In a new deployment, Host and Edge (TEPs) tunnels intermittently drop or enter a "Down" state. This behavior is specifically observed when new Avi Service Engines (SEs) are created and resulting in a loss of connectivity for all tunnels on affected ESXi hosts.
Symptoms include:
ESXi TEPs are unable to ping their own Default Gateway.
External Connections cannot reach the Host TEP Gateway.
Tunnels toward Edge Nodes fail due to a lack of L3 reachability.
VMware NSX , VCF 9.x
The issue is caused by a physical network misconfiguration where required Layer 3 (L3) VLANs for the TEP networks are missing from the trunk port configuration on the physical switches connected to the ESXi hosts. This prevents the TEPs from communicating with their gateways, leading to tunnel failures when new network load (such as Avi SE creation) occurs.
To resolve this issue, you must ensure the physical network infrastructure correctly supports the TEP VLANs:
Verify Trunk Configuration: Coordinate with your Network Engineering team to ensure that all VLANs associated with the TEP IP pools are explicitly added to the trunk configuration of the physical switch ports connected to the ESXi hosts.

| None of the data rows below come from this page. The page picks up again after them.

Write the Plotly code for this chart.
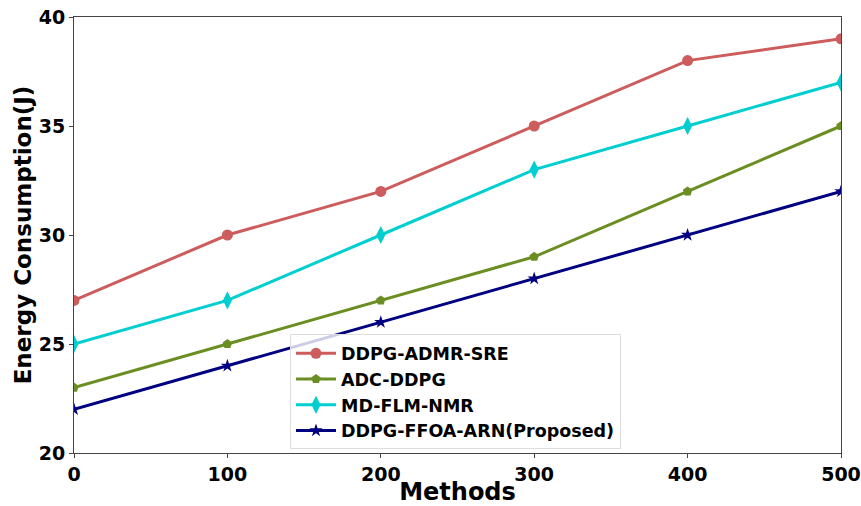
import plotly.graph_objects as go

x_vals = [0, 100, 200, 300, 400, 500]
ddpg_admr_sre = [27, 30, 32, 35, 38, 39]
adc_ddpg = [23, 25, 27, 29, 32, 35]
md_flm_nmr = [25, 27, 30, 33, 35, 37]
ddpg_ffoa_arn = [22, 24, 26, 28, 30, 32]
y_ticks = [20, 25, 30, 35, 40]

series = [
    ("DDPG-ADMR-SRE", ddpg_admr_sre, "#CD5C5C", "circle", 11),
    ("ADC-DDPG", adc_ddpg, "#6B8E23", "pentagon", 10),
    ("MD-FLM-NMR", md_flm_nmr, "#00CED1", "diamond-tall", 13),
    ("DDPG-FFOA-ARN(Proposed)", ddpg_ffoa_arn, "#000080", "star", 10),
]

fig = go.Figure()
for name, ys, color, sym, size in series:
    fig.add_trace(go.Scatter(
        x=x_vals, y=ys, name=name, mode="lines+markers",
        line=dict(color=color, width=3),
        marker=dict(symbol=sym, size=size, color=color),
    ))

font_family = "DejaVu Sans"
fig.update_layout(
    width=861, height=506,
    margin=dict(l=74, r=20, t=17, b=53, autoexpand=False),
    plot_bgcolor="white", paper_bgcolor="white",
    font=dict(family=font_family, color="black"),
    legend=dict(
        x=0.2816, y=0.272, xanchor="left", yanchor="top",
        font=dict(size=17.5, family=font_family, weight="bold"),
        bgcolor="rgba(255,255,255,0.8)", bordercolor="#dddddd", borderwidth=1,
        tracegroupgap=0, itemwidth=40,
    ),
    showlegend=True,
)
fig.update_xaxes(
    range=[0, 500], tickvals=x_vals, showgrid=False, zeroline=False,
    showline=True, linecolor="#444444", linewidth=1, mirror=True,
    ticks="outside", ticklen=4, tickcolor="#444444", automargin=False,
    tickfont=dict(size=19, family=font_family, weight="bold"),
    title=dict(text="Methods", font=dict(size=24, family=font_family, weight="bold"), standoff=7),
)
fig.update_yaxes(
    range=[20, 40], tickvals=y_ticks, showgrid=False, zeroline=False,
    showline=True, linecolor="#444444", linewidth=1, mirror=True,
    ticks="outside", ticklen=4, tickcolor="#444444", automargin=False,
    tickfont=dict(size=19, family=font_family, weight="bold"),
    title=dict(text="Energy Consumption(J)", font=dict(size=23, family=font_family, weight="bold"), standoff=0),
)

fig.write_html(
    "out.html",
    config={"displayModeBar": False},
    post_script="document.body.style.margin='0px';document.body.style.overflow='hidden';",
)
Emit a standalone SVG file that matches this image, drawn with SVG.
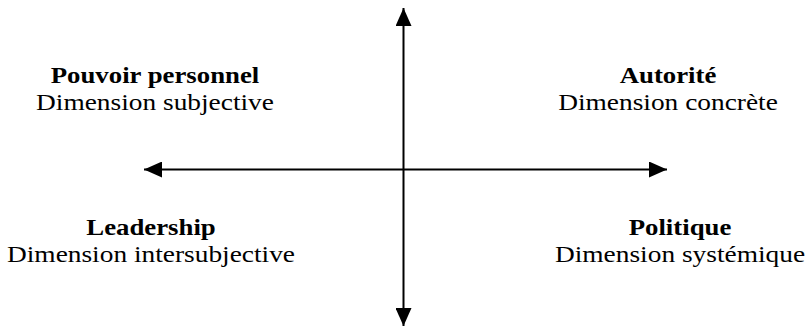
<svg xmlns="http://www.w3.org/2000/svg" width="806" height="331" viewBox="0 0 806 331">
<style>
text{font-family:"Liberation Serif","Times New Roman",serif;font-size:23.5px;fill:#000;text-anchor:middle}
.b{font-weight:bold}
.ax{stroke:#000;stroke-width:2;fill:none}
</style>
<defs>
<marker id="ah" viewBox="0 0 10 10" refX="10" refY="5" markerWidth="18" markerHeight="16" markerUnits="userSpaceOnUse" orient="auto-start-reverse" preserveAspectRatio="none">
<path d="M0,0 L10,5 L0,10 Z" fill="#000"/>
</marker>
</defs>
<g id="connectors">
<line class="ax" x1="403.5" y1="8" x2="403.5" y2="326" marker-start="url(#ah)" marker-end="url(#ah)"/>
<line class="ax" x1="144" y1="169.5" x2="667" y2="169.5" marker-start="url(#ah)" marker-end="url(#ah)"/>
</g>
<g id="pouvoir">
<text class="b" transform="translate(155,83) scale(1.14,1)">Pouvoir personnel</text>
<text transform="translate(155,110) scale(1.165,1)">Dimension subjective</text>
</g>
<g id="autorite">
<text class="b" transform="translate(668,83) scale(1.14,1)">Autorité</text>
<text transform="translate(668,110) scale(1.165,1)">Dimension concrète</text>
</g>
<g id="leadership">
<text class="b" transform="translate(151,235) scale(1.14,1)">Leadership</text>
<text transform="translate(151,262) scale(1.165,1)">Dimension intersubjective</text>
</g>
<g id="politique">
<text class="b" transform="translate(680,235) scale(1.14,1)">Politique</text>
<text transform="translate(680,262) scale(1.165,1)">Dimension systémique</text>
</g>
</svg>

Enable L3 Routing: Ensure that routing is correctly enabled between the different TEP and Edge segments on the physical network.
Verify Connectivity: From the ESXi host CLI, verify that the TEP can ping its local gateway:
vmkping -I vmkX <Gateway_IP> -S vxlan
(Note: vmkX is an example; use the specific VMkernel interface assigned to your TEP).
No host reboots are required; connectivity will restore automatically once the network path is open.